Diana the diva

29 July 2017

9:00 AM

29 July 2017

9:00 AM

Twenty years in August since Diana died. The anniversary is sad for me on many levels — she was definitely the final famous person I’ll have a pash on, and it reminds me that I haven’t yet earned back the whopping advance I was given for my book about her. To be fair, the book was an absolute stinker, written through a haze of gin, tears and avarice, containing such clodhopping clangers as ‘with blue skies in her eyes and the future in her smile’ and ‘affection swooshed out of her like a firework from a bottle’. Nurse, the screens!

But there was good stuff in it, too. Namely, the way I served it to the Prince’s Party who continue to curdle Diana’s memory much as they tried to ruin her reputation during her lifetime. There can be little doubt that Diana was comprehensively ‘gaslighted’ by her husband and his mistress during the early part of her marriage, when she was at her most hopeful and vulnerable. Diana’s Ophelia Years, when she was forever mauling at herself with kitchen utensils and bringing back her breakfast, make sense in the light of this carefully choreographed cruelty.

It was the Tory MP Nicholas Soames, most gruesome of the prince’s groupies, who opined that Diana was in ‘the advanced stages of paranoia’ after her piquant hat-tip to Camilla that ‘there were three of us in this marriage so it was a bit crowded’. Twenty years on, we hear the same geek chorus carp whenever Diana’s name is mentioned ‘Oh, she was no saint! She had a temper! She was spiteful! She had lovers!’

That’s the stuff I liked about her — the tantrums, the threats, the malice, the affairs. A woman who is all goodness is as insipid as a Bloody Mary without Tabasco. Even when Diana was embarrassing — before she grew into the cool customer who could look down and laugh at the out-of-time Windsors from her winner’s podium on the world stage — it was with a cringiness most of us have been guilty of to some degree. These were the Bridget Jones Years, when she was every needy, Mills & Boon spoon-fed, nightmare girlfriend, seeking from men the comfort she had failed to find from either her first family (the Spencers) or her second (the Windsors).

The subsequent Bunny Boiler Years were not her finest, especially when it was revealed that she had been a cold-calling, heavy-breathing sex-pest, subjecting the unfortunately named and inconveniently married art dealer Oliver Hoare to 18 months of nuisance phone calls, sometimes as many as three in 15 minutes. But what woman who had ever been prey to thwarted passion didn’t secretly want to high-five her?
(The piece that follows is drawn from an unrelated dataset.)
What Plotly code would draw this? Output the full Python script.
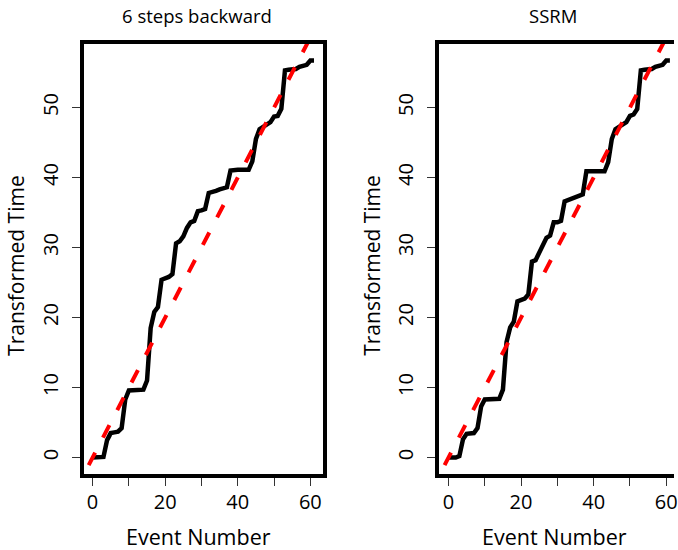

He probably led her on, the rotter!

When a bunny boiler becomes bored by her own emotional incontinence, she becomes a bitch, if she’s lucky. Diana’s Bitch Years were majestic. She was the toast of the New World by then, and from the distance of Manhattan could treat the Windsors like the provincial cheese-parers they are. She kept her evil twin happy by taunting her ex-in-laws, probably reaching peak-bitch when she called the Queen Mother ‘chief leper of the leper colony’.

In this week’s heartbreaking documentary by her sons about their mother, Prince William recalled: ‘One of her mottos was: “Be as naughty as you want, just don’t get caught.” She was one of the naughtiest parents.’ Whether up to something as simple as assisting her sons to smuggle sweets into school in their socks, or as worldly as lining up a hat trick of supermodels —Christy, Cindy, Naomi — to greet the adolescent Prince William when he arrived home, it’s clear that Diana’s sense of mischief was highly developed, and mischief held a beat too long — and informed by sorrow — can easily become devilment.

‘She won’t go quietly — that’s the problem,’ said Diana of herself in a moment so full of defiance that for once someone referring to themselves in the third person didn’t seem ridiculous. ‘I’ll fight to the end, because I believe I have a role to fulfil, and two children to bring up.’

In her final years, she had became a scenery eater of the coolest kind; this is the part of the Joan Crawford film when the heroine finally realises that her man done her wrong and her fresh, ingenue face turns into a hard-smiled, glittery-eyed mask for a moment before she snaps back to normal — or at least what passes for it: ‘From now on it’s just me and the kids. And I’ll do anything for those kids. D’you hear me? Anything!’

So if you raise a glass to her next month, remember her this way: not Diana the Sacrificial Lamb or Diana the Mater Dolorosa, but Diana the Diva, goodness and badness perfectly enthroned in one shining spirit.